_WHAT TO DO_.
Repeat the span of the entries below that starts at the line with "Give me the matplotlib source for this chart." and ends at the line with "from matplotlib.transforms import", nothing more. Skip the pictures.

_TASK INPUTS_.
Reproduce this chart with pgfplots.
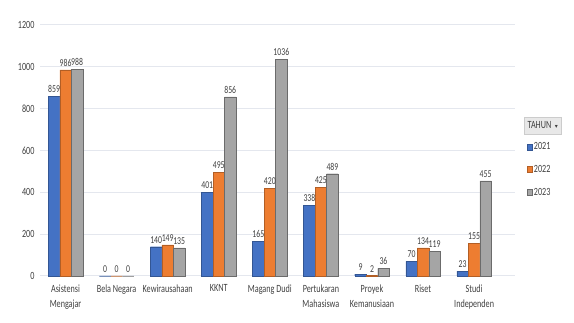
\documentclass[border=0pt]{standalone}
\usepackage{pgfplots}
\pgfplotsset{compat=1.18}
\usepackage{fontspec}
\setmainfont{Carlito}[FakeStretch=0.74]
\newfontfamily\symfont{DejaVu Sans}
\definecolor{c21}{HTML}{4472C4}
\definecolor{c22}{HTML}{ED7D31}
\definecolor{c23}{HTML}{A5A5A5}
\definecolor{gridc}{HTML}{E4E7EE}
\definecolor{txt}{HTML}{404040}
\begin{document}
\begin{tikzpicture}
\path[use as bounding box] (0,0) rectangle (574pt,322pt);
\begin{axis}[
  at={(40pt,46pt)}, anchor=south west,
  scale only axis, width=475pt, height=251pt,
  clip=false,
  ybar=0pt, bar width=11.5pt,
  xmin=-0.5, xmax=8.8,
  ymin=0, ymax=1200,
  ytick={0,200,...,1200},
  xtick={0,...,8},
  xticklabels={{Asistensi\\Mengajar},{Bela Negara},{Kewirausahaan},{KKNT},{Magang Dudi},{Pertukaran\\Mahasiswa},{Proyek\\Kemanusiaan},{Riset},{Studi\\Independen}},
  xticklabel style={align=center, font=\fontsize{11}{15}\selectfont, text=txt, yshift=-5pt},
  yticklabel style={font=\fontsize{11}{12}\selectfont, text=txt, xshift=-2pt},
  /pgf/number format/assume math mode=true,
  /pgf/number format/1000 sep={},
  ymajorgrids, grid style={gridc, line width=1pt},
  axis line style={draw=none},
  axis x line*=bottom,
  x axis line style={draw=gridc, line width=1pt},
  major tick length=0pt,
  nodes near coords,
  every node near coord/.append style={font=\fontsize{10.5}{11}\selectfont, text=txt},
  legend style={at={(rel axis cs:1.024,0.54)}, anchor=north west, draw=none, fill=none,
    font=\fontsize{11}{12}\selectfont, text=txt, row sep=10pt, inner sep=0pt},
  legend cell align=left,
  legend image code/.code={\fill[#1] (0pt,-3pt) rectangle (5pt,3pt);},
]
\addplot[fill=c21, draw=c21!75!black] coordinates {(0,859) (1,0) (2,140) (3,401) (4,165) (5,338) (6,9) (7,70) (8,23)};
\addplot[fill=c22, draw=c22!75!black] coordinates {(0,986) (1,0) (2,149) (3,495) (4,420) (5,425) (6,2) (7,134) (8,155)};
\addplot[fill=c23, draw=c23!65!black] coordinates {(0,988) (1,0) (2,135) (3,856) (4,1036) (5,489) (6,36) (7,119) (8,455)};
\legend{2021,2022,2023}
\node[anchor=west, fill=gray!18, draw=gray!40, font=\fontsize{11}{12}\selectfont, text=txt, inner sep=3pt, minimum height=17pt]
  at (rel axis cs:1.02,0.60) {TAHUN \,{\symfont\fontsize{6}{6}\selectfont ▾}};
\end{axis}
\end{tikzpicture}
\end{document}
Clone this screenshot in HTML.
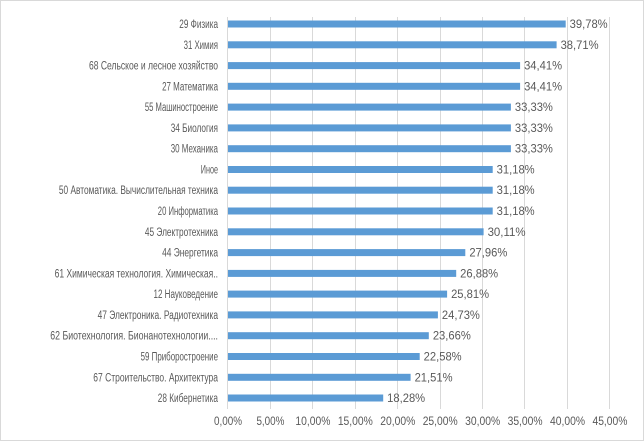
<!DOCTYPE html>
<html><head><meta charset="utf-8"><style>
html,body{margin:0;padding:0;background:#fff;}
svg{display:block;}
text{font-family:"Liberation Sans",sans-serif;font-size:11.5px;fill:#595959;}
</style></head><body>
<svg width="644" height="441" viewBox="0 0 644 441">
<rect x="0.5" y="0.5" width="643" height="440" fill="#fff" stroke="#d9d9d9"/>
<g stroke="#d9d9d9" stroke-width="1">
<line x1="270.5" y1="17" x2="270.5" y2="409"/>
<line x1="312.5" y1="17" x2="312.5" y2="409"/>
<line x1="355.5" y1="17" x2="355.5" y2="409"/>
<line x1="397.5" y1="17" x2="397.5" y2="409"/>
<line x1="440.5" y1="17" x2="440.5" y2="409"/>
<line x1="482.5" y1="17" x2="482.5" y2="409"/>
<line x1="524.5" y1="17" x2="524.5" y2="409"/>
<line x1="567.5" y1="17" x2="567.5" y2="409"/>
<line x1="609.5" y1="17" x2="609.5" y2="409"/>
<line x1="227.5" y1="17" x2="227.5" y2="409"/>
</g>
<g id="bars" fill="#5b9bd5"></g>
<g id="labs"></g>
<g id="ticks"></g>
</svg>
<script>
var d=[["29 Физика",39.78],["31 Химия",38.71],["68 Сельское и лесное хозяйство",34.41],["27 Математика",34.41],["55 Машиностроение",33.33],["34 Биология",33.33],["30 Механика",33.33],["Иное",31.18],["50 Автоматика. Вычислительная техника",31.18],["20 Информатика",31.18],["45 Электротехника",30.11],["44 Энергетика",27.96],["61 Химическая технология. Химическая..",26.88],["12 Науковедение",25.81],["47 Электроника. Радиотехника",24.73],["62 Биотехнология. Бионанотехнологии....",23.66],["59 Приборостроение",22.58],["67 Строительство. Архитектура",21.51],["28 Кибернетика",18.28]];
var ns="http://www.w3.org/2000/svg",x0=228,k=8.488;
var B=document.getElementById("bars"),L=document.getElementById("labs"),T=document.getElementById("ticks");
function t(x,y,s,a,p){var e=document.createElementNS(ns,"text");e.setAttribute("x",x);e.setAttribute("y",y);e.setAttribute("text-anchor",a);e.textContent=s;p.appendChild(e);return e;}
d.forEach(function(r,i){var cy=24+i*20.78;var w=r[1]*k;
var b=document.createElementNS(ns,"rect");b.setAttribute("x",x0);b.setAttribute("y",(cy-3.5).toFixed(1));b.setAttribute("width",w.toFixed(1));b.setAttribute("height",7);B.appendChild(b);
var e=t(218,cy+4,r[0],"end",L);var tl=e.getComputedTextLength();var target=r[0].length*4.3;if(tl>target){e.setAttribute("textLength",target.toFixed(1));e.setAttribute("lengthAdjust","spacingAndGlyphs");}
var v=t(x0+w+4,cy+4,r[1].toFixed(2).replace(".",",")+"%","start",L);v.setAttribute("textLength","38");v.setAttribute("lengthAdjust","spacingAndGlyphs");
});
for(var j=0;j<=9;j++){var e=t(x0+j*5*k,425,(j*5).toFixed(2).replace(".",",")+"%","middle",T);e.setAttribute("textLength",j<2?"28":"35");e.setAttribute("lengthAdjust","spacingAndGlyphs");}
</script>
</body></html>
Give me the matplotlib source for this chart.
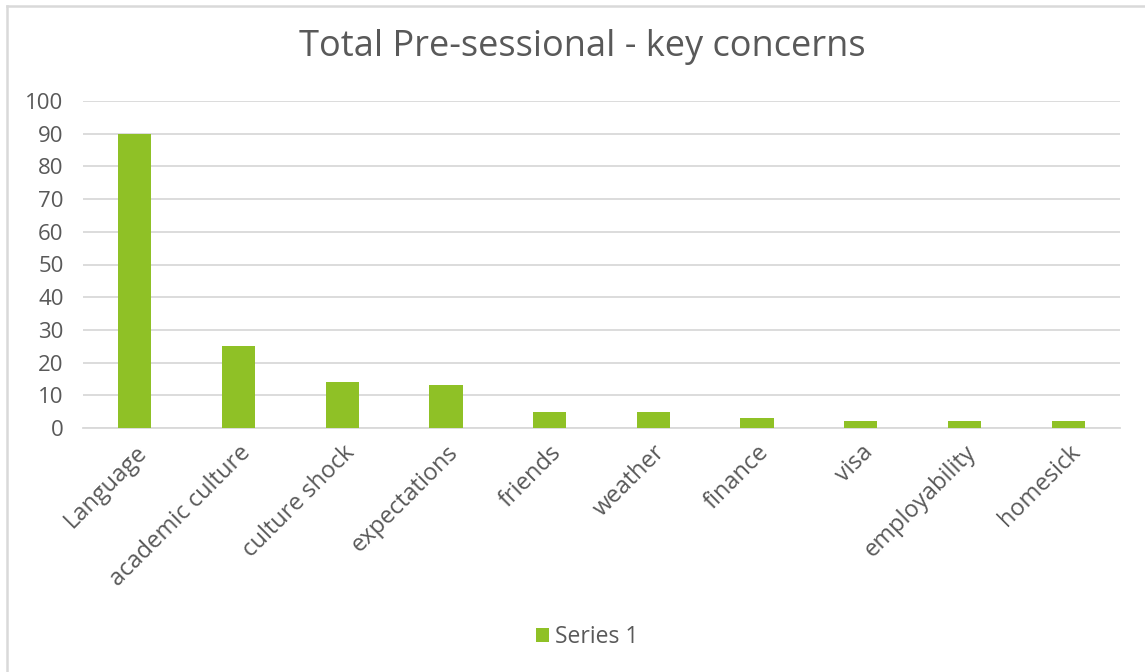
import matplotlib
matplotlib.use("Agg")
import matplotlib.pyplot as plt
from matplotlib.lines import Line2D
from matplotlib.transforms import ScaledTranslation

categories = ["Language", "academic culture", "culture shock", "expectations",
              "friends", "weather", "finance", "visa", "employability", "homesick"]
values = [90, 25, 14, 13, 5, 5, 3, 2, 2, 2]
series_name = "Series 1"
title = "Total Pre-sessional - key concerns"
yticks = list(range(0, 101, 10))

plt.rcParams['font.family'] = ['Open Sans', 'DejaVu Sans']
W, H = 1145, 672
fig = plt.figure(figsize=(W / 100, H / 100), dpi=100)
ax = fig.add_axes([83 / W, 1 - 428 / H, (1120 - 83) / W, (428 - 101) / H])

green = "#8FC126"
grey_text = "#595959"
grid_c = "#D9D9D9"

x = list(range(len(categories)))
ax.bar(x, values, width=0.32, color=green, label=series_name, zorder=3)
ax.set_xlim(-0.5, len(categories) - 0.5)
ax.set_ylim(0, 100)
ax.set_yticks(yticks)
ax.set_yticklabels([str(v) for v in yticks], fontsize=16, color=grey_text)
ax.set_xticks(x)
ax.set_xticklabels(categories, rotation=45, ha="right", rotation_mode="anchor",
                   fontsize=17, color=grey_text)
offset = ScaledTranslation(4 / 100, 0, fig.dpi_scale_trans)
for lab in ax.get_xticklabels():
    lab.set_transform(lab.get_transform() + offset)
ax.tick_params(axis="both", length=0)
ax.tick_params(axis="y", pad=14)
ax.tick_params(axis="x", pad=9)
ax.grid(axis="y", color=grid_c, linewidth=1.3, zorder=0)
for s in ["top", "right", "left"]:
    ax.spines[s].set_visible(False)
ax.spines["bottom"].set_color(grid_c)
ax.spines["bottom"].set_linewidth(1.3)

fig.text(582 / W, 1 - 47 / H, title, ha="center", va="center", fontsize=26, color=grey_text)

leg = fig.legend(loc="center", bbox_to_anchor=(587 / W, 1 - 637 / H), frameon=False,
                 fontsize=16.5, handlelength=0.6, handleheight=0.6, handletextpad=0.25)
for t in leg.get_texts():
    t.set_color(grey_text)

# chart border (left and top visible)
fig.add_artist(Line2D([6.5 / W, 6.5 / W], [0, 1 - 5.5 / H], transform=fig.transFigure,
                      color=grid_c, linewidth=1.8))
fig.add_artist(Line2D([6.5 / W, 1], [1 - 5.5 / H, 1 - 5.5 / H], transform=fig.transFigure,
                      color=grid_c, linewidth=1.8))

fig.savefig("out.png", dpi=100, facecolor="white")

_THE OUTPUT_.
Give me the matplotlib source for this chart.
import matplotlib
matplotlib.use("Agg")
import matplotlib.pyplot as plt
from matplotlib.lines import Line2D
from matplotlib.transforms import ScaledTranslation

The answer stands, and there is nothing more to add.